■ **Written request**
Pick out each line in these entries that contains the string "React".

** start **

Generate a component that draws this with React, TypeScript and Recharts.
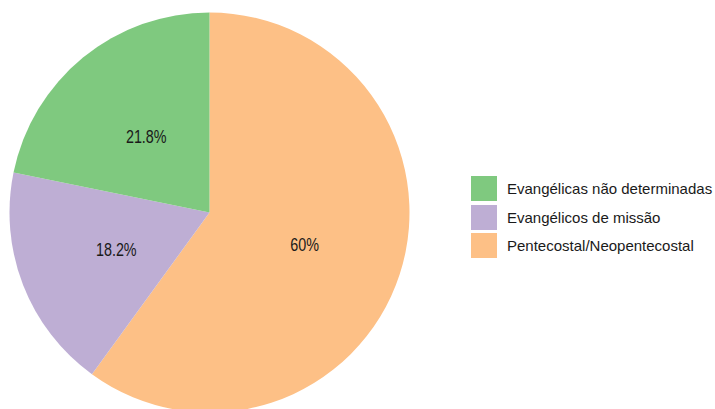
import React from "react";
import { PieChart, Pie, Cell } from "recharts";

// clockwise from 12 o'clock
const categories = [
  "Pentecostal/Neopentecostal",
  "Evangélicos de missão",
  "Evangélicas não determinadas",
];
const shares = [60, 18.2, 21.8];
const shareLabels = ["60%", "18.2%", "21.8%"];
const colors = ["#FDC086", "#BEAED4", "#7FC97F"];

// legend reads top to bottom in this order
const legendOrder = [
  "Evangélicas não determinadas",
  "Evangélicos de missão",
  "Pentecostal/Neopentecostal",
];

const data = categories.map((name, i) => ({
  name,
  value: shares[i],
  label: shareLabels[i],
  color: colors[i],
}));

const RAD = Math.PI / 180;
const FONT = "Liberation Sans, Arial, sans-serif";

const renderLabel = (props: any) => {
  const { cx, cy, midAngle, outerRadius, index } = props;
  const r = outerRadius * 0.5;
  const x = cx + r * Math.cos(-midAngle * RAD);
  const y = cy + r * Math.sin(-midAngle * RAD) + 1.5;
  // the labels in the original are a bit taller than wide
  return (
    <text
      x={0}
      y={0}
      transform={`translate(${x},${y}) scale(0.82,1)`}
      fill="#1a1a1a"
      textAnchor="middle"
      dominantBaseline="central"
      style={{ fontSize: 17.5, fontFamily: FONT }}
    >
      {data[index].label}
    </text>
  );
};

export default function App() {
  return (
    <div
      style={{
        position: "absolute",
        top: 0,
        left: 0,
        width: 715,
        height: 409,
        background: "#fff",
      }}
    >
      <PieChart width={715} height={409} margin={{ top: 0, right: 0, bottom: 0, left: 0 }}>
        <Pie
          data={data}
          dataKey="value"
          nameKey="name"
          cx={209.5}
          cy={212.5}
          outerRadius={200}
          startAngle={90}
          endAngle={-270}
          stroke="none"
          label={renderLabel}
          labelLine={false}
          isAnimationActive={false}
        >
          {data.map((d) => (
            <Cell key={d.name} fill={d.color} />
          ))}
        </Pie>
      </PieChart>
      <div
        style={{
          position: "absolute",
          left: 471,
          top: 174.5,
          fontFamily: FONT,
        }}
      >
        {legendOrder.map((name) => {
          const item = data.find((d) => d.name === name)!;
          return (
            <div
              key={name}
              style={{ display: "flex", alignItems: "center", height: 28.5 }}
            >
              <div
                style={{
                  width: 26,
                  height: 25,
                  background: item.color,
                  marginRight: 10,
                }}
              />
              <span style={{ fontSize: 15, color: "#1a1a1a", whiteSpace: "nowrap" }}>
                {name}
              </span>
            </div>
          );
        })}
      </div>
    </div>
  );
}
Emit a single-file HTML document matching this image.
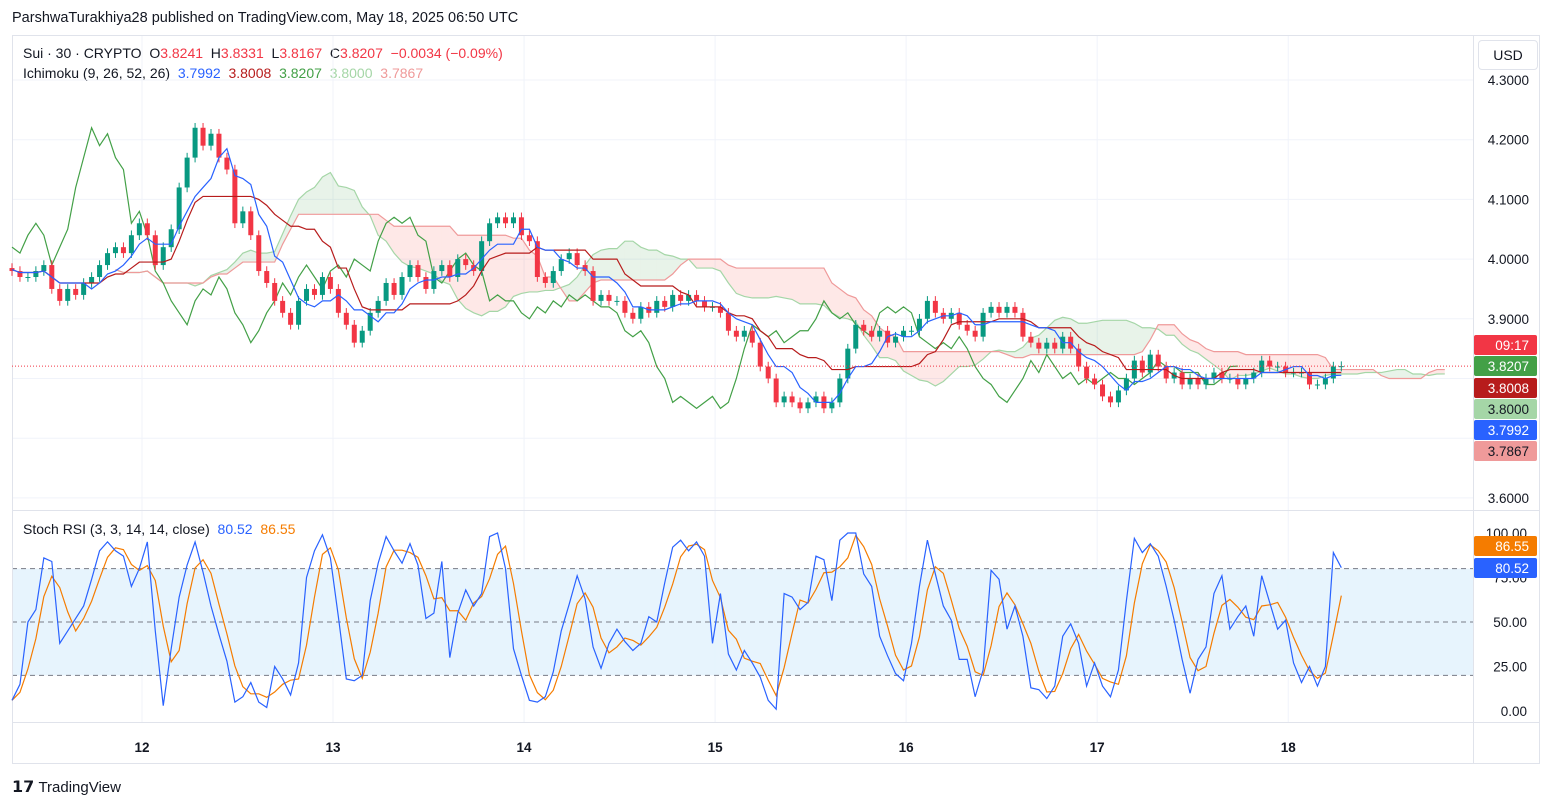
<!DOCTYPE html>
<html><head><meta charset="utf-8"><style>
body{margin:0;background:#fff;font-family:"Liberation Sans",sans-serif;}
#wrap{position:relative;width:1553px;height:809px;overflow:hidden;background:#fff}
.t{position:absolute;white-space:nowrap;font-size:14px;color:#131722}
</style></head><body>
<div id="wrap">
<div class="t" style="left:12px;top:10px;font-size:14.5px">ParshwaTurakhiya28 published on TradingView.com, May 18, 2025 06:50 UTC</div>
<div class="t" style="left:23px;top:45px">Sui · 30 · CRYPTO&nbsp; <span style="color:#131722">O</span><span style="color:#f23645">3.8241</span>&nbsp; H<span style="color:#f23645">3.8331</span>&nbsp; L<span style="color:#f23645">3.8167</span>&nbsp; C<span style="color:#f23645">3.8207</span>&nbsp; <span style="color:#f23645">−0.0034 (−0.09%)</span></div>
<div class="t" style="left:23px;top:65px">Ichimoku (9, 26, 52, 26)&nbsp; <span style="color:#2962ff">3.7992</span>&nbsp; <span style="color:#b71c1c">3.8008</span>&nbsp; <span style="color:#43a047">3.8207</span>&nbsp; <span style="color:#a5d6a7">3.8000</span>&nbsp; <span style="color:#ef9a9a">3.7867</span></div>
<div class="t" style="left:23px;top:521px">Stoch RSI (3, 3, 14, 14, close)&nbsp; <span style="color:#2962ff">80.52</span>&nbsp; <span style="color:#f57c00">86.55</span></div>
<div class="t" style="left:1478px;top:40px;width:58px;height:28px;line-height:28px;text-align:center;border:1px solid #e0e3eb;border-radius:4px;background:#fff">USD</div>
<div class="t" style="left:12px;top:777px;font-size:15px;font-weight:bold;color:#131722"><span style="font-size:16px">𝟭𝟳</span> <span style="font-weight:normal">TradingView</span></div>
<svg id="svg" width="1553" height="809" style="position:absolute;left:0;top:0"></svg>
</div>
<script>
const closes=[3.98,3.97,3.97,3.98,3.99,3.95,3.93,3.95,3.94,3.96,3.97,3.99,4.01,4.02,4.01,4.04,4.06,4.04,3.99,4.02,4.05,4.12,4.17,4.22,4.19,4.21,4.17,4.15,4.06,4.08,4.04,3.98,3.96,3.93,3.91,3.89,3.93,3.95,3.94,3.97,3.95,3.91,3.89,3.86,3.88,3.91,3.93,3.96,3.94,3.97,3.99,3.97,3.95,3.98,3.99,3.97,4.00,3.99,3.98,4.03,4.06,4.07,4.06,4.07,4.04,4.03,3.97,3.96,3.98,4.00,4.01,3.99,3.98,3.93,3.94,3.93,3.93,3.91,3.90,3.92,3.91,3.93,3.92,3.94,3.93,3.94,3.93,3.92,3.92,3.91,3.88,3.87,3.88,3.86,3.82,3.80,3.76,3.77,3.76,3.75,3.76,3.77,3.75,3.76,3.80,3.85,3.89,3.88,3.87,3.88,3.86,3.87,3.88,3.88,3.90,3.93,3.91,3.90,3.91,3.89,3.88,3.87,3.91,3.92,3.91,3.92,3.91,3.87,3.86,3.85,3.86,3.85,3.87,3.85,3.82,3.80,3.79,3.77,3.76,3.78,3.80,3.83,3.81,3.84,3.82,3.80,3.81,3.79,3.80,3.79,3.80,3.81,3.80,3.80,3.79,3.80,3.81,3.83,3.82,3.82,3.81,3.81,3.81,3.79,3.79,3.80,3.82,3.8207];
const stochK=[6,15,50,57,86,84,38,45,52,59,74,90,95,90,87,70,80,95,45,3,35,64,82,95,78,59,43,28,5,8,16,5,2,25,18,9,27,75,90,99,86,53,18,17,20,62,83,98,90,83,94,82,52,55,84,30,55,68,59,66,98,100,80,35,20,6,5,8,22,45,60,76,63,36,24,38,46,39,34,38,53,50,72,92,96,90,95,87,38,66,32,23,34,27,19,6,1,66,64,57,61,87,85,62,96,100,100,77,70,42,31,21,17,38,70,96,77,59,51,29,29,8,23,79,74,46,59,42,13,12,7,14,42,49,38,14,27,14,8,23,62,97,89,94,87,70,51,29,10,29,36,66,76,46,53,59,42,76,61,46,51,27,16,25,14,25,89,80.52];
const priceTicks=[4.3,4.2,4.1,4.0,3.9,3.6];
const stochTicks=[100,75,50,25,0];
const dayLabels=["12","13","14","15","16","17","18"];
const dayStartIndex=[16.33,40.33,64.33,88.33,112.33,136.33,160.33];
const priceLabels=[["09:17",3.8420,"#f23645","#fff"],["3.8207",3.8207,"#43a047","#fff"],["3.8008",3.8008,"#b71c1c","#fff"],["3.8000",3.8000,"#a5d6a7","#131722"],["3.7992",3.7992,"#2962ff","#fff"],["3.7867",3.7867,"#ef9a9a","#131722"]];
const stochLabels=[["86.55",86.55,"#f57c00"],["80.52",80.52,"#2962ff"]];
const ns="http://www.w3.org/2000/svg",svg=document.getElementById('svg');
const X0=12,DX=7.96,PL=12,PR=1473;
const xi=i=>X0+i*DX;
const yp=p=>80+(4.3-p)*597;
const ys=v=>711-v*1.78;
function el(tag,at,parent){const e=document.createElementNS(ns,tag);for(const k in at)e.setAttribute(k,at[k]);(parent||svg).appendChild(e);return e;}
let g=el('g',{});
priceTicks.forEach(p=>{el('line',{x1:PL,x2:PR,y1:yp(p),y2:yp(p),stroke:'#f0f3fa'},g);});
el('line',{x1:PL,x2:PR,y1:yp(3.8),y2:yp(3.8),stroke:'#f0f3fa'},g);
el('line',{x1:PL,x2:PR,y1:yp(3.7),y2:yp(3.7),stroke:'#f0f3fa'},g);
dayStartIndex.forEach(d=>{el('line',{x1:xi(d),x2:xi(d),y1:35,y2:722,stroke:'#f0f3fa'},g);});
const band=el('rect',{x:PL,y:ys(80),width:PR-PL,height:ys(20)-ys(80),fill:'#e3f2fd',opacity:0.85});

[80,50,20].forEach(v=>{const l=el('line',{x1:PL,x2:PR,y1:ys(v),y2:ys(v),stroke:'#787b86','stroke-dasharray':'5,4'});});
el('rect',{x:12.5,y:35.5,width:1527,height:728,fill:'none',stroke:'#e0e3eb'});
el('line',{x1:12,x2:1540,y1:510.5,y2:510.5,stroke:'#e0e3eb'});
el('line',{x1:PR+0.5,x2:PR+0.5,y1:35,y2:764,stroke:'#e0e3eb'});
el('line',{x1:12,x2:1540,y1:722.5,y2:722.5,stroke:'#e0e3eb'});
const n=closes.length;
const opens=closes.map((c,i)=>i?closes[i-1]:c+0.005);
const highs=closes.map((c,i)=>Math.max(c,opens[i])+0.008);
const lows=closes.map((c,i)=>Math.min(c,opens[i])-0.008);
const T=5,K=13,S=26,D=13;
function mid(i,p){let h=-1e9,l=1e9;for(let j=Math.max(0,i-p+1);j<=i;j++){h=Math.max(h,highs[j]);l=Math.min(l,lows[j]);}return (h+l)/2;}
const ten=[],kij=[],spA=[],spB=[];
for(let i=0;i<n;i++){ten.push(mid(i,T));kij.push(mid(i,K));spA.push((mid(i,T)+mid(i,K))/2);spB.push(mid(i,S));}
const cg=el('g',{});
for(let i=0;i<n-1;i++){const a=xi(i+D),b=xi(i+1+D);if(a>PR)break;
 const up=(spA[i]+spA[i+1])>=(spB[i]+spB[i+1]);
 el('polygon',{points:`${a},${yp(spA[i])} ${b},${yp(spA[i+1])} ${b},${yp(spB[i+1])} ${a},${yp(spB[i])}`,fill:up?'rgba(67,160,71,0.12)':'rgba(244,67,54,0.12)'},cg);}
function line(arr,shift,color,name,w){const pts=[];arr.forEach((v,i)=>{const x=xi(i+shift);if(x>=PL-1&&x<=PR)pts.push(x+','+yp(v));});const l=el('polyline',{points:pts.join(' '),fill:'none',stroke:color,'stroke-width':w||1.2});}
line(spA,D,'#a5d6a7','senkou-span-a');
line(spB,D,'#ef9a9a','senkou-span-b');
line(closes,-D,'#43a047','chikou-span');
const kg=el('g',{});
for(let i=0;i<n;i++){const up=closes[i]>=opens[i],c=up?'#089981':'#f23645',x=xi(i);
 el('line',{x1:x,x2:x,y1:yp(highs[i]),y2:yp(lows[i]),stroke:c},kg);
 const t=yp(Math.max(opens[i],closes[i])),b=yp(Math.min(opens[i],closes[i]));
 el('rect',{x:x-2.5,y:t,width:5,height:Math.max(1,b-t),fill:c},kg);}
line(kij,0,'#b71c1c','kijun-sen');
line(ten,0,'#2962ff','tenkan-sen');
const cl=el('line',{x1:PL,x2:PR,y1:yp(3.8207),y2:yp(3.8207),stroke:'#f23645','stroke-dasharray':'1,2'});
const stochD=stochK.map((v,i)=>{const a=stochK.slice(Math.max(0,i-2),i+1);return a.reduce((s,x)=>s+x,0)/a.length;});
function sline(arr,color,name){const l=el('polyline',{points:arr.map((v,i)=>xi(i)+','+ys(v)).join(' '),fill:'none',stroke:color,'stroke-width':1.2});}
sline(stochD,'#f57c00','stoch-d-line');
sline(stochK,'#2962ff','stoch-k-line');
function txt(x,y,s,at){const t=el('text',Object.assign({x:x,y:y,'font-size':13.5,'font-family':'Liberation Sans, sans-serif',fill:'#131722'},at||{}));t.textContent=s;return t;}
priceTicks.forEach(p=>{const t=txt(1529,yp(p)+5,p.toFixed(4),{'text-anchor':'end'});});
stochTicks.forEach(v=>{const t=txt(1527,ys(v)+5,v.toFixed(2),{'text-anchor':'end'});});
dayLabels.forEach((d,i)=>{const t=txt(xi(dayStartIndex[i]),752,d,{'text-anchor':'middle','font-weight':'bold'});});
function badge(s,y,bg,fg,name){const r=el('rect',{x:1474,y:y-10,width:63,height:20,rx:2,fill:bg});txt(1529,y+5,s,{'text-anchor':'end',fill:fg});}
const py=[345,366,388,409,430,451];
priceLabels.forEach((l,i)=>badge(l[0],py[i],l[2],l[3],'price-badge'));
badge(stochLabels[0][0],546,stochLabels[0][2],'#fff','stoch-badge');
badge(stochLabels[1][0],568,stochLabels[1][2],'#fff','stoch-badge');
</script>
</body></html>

** end **

■ **Answer in full**
Generate a component that draws this with React, TypeScript and Recharts.
import React from "react";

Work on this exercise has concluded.